Firefighter Bryant Wolf said he and his wife almost backed away from buying their parents’ home in the Bridlewood subdivision when they learned flood insurance his parents never had to buy would cost him at least $3,000 a year.

Sometime after 1992, the address was added to a map of areas at high risk of flooding by a nearby, but a typically dry, drainage ditch that feeds into Jones Creek. Wolf said Wednesday it had been removed.

“It’s a big relief,” he said. “I’m going to keep flood insurance, but a reasonable premium.”

The maps being updated for the first time since 2007 use much better mapping that’s accurate to within two feet and greatly improved water collection and movement data that has eliminated some 6,000 acres of land from high-risk flood zones, said Haydn Blaize, floodplain unit manager for the Georgia Department of Natural Resources.

A handful of the 77 homeowners whose properties turned up at higher risk on the new maps also attended a Wednesday workshop in Grovetown.

But it’s important to remember the maps don’t guarantee that a home won’t flood, Blaize said.

“One thing we want to emphasize, whether a home is in or out of a high-risk zone, nature is not going to read this map,” he said.

The maps look at areas within a square mile of major creeks, streams and other waterways in terms of their risk of seeing a 100-year flood, he said. Dam breach analysis is a separate consideration under DNR’s safe dams unit.

Joe Holley, city engineer for Grovetown, said Grovetown saw 28 dwellings be removed from high risk areas. Harlem Public Works Director Robert Fields said 13 undeveloped parcels in the Hardy Station subdivision near Euchee Creek are no longer considered high risk.

Harlem homeowner Jorge Rodriguez said his rural home near a pond was moved out of the pond’s flood risk area and he hopes to save on flood insurance. “Before it was in the flood plain; now it’s not,” Rodriguez said.

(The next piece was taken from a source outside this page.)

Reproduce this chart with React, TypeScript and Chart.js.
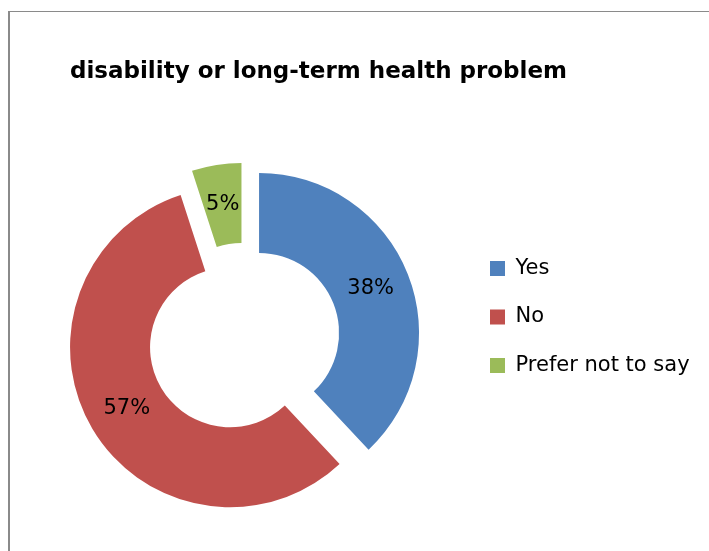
import React, { useEffect, useRef } from 'react';
import { Chart, registerables } from 'chart.js';

Chart.register(...registerables);

const titleText = 'disability or long-term health problem';
const categories = ['Yes', 'No', 'Prefer not to say'];
const values = [38, 57, 5];
const colors = ['#4F81BD', '#C0504D', '#9BBB59'];

const EXPLODE = 16.2;
const FONT = 'DejaVu Sans';

const explodePlugin = {
  id: 'explodeSlices',
  afterDatasetUpdate(chart: any, args: any) {
    for (const arc of args.meta.data) {
      const mid = (arc.startAngle + arc.endAngle) / 2;
      arc.x += Math.cos(mid) * EXPLODE;
      arc.y += Math.sin(mid) * EXPLODE;
    }
  },
};

// let the legend labels run past the legend's nominal box (it is clipped to it)
const legendRoomPlugin = {
  id: 'legendRoom',
  afterLayout(chart: any) {
    if (chart.legend) {
      chart.legend.right = chart.width;
    }
  },
};

const pctLabelPlugin = {
  id: 'pctLabels',
  afterDatasetsDraw(chart: any) {
    const meta = chart.getDatasetMeta(0);
    const data: number[] = chart.data.datasets[0].data;
    const total = data.reduce((a, b) => a + b, 0);
    const ctx = chart.ctx;
    ctx.save();
    ctx.font = `21px "${FONT}"`;
    ctx.fillStyle = '#000';
    ctx.textAlign = 'center';
    ctx.textBaseline = 'middle';
    meta.data.forEach((arc: any, i: number) => {
      const mid = (arc.startAngle + arc.endAngle) / 2;
      const r = (arc.innerRadius + arc.outerRadius) / 2;
      const txt = Math.round((data[i] / total) * 100) + '%';
      ctx.fillText(txt, arc.x + Math.cos(mid) * r, arc.y + Math.sin(mid) * r);
    });
    ctx.restore();
  },
};

export default function App() {
  const ref = useRef<HTMLCanvasElement | null>(null);

  useEffect(() => {
    if (!ref.current) return;
    const chart = new Chart(ref.current, {
      type: 'doughnut',
      data: {
        labels: categories,
        datasets: [
          {
            data: values,
            backgroundColor: colors,
            borderWidth: 0,
            hoverBorderWidth: 0,
            hoverOffset: 0,
            offset: 0,
            clip: false,
          } as any,
        ],
      },
      options: {
        responsive: false,
        animation: false,
        devicePixelRatio: 1,
        events: [],
        radius: 160,
        cutout: '50%',
        layout: { padding: { left: 25.5, right: 97.5, top: 103, bottom: 20 } },
        plugins: {
          title: {
            display: true,
            text: titleText,
            align: 'center',
            color: '#000',
            font: { family: FONT, size: 23, weight: 'bold', lineHeight: 1.2 },
            padding: { top: -44.3, bottom: 60.7 },
          },
          legend: {
            position: 'right',
            align: 'center',
            maxWidth: 149,
            labels: {
              boxWidth: 15,
              boxHeight: 15,
              padding: 27.5,
              color: '#000',
              font: { family: FONT, size: 21 },
            },
          },
          tooltip: { enabled: false },
        },
      } as any,
      plugins: [explodePlugin, legendRoomPlugin, pctLabelPlugin],
    });
    return () => chart.destroy();
  }, []);

  return (
    <div
      style={{
        position: 'fixed',
        left: 0,
        top: 0,
        width: 709,
        height: 551,
        overflow: 'hidden',
        background: '#fff',
      }}
    >
      <div
        style={{
          position: 'absolute',
          left: 8,
          top: 11,
          width: 800,
          height: 700,
          borderLeft: '2px solid #8a8a8a',
          borderTop: '1px solid #8a8a8a',
        }}
      />
      <canvas
        ref={ref}
        width={709}
        height={551}
        style={{ position: 'absolute', left: 0, top: 0, width: 709, height: 551 }}
      />
    </div>
  );
}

Richard Baldwin, a land surveyor, said his Sumter Landing home was moved a few feet away from the flood zone. With fewer Columbia County areas at risk, fewer homeowners will need the elevation certificates he prepares to help them lower an insurance bill, Baldwin said.

While the maps have been created, they now go for a 90-day comment period and an appeals process. Blaize said successful appeals are rare but must show scientific proof with data that’s better or more current than what DNR used. According to a projection at the open house, the appeals period runs through the summer of 2018, with insurance changes and new permitting available in the spring of 2019.